O economista Alexandre Schwartsman contesta a visão da AGU. "O Governo fala que no consolidado do ano não deve nada. E daí? Isso é uma falácia. Desde 1999 é possível encontrar um ou outro mês com saldo negativo. Mas depois de 2012, esse fluxo ficou negativo por muitos meses. Em 2014, o Tesouro chegou a uma dívida de 6 bilhões de reais com a Caixa", contrapõe.
Para o especialista, a magnitude das pedaladas faz toda a diferença desta vez. "Ninguém se preocupou com isso antes porque eram valores muito pequenos. Desta vez, as pedaladas ocorrem com claro intuito de obscurecer o déficit", afirma. Segundo Schwartsman, o fato das pedaladas nunca terem sido motivo para rejeição das contas no passado não exime o TCU de ignorar o fato desta vez. "Em 2013, quando os volumes começaram a chamar mais a atenção, o TCU comeu bola aprovando as contas apenas com ressalva. Mas e daqui para frente? Quando isso vai parar se o TCU não punir agora?", complementa.
O professor de Direito Financeiro da USP, José Mauricio Conti, concorda. "Aumentou a intensidade, a dimensão, a ponto de você não poder reconhecer como uma ou outra operação irregular, mas sim algo que compromete toda a contabilidade pública do Governo", afirmou.
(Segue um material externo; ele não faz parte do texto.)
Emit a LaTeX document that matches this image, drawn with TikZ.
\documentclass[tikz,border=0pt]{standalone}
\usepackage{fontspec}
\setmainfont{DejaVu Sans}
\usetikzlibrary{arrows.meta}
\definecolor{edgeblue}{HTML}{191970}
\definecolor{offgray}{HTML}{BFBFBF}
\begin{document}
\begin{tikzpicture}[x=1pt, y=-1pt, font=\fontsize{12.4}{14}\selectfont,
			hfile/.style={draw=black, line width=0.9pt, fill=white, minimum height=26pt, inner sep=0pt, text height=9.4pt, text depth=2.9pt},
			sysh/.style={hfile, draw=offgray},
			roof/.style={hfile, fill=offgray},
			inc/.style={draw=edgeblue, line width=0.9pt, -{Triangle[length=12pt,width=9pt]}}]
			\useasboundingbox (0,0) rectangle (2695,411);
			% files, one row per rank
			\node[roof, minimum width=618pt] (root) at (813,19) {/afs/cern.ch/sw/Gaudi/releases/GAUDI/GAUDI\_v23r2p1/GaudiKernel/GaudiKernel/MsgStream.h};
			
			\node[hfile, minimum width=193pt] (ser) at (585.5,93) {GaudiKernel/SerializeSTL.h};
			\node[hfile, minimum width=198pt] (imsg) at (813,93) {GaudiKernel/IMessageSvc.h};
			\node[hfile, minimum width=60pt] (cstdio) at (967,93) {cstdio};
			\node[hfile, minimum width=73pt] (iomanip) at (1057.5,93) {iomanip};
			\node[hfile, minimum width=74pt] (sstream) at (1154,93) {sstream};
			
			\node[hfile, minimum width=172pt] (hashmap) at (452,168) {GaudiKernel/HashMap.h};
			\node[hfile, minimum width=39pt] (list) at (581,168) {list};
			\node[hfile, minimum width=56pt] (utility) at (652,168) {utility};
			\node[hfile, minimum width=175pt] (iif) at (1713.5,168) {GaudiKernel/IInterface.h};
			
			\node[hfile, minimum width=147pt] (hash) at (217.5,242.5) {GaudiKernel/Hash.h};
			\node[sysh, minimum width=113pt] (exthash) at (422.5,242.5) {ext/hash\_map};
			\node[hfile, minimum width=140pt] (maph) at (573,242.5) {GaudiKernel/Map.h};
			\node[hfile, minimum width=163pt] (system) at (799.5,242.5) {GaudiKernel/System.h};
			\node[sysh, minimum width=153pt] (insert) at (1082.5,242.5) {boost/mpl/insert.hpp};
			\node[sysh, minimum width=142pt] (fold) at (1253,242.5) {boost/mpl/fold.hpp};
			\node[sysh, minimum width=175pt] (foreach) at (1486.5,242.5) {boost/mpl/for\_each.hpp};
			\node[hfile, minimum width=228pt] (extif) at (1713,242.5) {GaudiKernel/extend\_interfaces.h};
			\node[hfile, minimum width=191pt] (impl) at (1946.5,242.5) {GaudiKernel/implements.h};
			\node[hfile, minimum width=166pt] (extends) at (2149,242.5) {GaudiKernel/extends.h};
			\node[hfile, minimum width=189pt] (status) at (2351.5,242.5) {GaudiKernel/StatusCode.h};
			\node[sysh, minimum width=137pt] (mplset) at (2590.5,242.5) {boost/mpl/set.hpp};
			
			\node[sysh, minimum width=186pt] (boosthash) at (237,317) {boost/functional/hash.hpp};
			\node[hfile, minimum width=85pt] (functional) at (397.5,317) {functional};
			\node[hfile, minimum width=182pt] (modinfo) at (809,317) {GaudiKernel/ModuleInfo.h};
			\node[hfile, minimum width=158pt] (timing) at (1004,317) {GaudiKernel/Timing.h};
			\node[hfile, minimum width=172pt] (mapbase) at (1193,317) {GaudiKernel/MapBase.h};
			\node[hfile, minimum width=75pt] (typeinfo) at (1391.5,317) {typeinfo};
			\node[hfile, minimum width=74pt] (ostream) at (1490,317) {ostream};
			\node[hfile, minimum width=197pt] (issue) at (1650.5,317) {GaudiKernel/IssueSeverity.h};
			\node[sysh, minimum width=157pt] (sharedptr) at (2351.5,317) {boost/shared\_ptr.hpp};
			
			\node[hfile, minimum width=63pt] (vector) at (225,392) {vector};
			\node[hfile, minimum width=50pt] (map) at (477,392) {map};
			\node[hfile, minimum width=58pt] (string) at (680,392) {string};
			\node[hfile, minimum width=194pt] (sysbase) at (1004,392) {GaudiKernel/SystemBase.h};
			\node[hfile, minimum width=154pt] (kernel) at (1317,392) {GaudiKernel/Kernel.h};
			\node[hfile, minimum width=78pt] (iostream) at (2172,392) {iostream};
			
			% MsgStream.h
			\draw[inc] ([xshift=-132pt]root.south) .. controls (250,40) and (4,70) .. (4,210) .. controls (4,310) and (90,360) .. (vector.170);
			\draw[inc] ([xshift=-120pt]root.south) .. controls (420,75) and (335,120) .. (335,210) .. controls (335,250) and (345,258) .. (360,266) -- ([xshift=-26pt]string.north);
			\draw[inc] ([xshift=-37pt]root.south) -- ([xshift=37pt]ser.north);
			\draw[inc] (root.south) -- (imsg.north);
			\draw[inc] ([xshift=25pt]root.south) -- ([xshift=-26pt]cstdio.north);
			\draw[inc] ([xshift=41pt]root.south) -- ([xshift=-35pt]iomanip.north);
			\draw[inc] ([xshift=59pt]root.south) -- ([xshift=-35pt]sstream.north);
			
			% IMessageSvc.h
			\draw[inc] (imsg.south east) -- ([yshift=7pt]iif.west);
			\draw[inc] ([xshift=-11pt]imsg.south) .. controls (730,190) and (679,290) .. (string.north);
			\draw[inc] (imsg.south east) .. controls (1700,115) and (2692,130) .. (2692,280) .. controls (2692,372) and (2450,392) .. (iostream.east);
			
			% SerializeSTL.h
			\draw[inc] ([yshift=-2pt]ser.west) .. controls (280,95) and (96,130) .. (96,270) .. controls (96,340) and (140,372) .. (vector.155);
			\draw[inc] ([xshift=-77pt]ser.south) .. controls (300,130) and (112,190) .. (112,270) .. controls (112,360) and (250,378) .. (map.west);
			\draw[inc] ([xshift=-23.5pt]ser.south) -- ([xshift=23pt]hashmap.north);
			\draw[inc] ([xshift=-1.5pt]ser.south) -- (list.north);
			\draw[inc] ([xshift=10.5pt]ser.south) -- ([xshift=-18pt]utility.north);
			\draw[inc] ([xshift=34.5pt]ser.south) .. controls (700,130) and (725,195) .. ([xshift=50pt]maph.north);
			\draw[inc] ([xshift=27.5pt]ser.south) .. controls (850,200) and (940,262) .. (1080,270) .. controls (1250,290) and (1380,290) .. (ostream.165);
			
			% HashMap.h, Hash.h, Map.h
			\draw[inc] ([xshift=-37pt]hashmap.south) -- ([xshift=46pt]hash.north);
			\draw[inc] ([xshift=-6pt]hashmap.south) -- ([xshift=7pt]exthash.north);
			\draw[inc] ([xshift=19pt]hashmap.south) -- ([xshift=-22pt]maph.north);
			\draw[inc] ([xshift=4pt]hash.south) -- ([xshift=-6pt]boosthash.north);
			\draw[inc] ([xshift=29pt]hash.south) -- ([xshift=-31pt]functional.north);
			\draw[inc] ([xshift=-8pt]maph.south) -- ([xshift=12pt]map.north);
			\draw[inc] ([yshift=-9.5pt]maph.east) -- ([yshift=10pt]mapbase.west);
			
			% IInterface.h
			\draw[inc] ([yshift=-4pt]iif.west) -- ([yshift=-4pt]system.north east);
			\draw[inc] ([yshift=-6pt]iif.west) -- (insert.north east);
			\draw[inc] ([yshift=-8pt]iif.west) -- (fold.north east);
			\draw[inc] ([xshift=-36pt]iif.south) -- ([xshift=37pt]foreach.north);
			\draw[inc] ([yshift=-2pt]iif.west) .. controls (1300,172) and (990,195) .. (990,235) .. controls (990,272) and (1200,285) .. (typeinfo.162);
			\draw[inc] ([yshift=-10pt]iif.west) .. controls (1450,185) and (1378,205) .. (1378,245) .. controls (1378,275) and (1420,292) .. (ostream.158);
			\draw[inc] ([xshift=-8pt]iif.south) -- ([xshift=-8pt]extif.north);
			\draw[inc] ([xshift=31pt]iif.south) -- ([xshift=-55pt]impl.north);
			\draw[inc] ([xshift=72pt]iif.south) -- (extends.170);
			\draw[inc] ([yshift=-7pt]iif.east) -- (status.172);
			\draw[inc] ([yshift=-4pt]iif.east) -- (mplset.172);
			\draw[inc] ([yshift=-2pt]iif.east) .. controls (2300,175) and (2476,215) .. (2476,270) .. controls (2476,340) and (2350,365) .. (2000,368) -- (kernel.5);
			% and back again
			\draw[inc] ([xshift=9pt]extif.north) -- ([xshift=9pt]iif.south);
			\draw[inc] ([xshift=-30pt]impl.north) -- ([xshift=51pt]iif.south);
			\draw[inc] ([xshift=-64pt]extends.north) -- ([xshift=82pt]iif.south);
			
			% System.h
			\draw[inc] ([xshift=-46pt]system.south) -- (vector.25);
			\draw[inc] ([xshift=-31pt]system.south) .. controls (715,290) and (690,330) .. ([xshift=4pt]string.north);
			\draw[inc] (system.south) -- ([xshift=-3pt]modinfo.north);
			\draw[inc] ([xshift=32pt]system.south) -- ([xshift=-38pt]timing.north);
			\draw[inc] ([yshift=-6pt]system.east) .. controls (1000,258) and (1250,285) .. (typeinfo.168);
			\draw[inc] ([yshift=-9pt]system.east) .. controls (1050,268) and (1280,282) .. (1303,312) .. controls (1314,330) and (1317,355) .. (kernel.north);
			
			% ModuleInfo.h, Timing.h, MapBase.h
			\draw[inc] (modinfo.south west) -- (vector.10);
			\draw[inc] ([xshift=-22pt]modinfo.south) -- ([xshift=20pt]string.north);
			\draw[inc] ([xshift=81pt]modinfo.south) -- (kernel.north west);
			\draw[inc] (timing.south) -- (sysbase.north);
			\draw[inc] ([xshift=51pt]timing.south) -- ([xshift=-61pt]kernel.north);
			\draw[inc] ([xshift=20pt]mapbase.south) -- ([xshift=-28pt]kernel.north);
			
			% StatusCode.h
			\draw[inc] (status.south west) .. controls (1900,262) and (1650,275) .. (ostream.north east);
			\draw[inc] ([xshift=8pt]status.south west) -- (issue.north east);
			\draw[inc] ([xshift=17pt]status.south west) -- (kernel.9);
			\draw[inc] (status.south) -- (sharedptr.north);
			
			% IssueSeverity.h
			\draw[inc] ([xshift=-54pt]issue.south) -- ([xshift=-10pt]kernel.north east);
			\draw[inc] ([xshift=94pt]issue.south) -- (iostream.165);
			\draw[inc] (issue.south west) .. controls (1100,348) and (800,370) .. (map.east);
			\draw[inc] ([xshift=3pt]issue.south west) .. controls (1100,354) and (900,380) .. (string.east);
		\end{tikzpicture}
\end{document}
Dívida quitada e déficit de 2015
Na atual conjuntura, em que o país atravessa uma recessão e luta para ajustar as contas públicas, a grande questão é definir qual será a melhor forma de saldar essa dívida de 31,93 bilhões com os bancos, sem comprometer ainda mais o rombo nas contas públicas esperado para este ano de 30 bilhões de reais. O economista Mansueto Almeida, especialista em contas públicas, afirma que não há dúvidas que o Governo terá que pagar as "pedaladas fiscais", mas isso dependerá apenas das negociações com o TCU. "Não necessariamente o Governo terá que pagar tudo em um ano".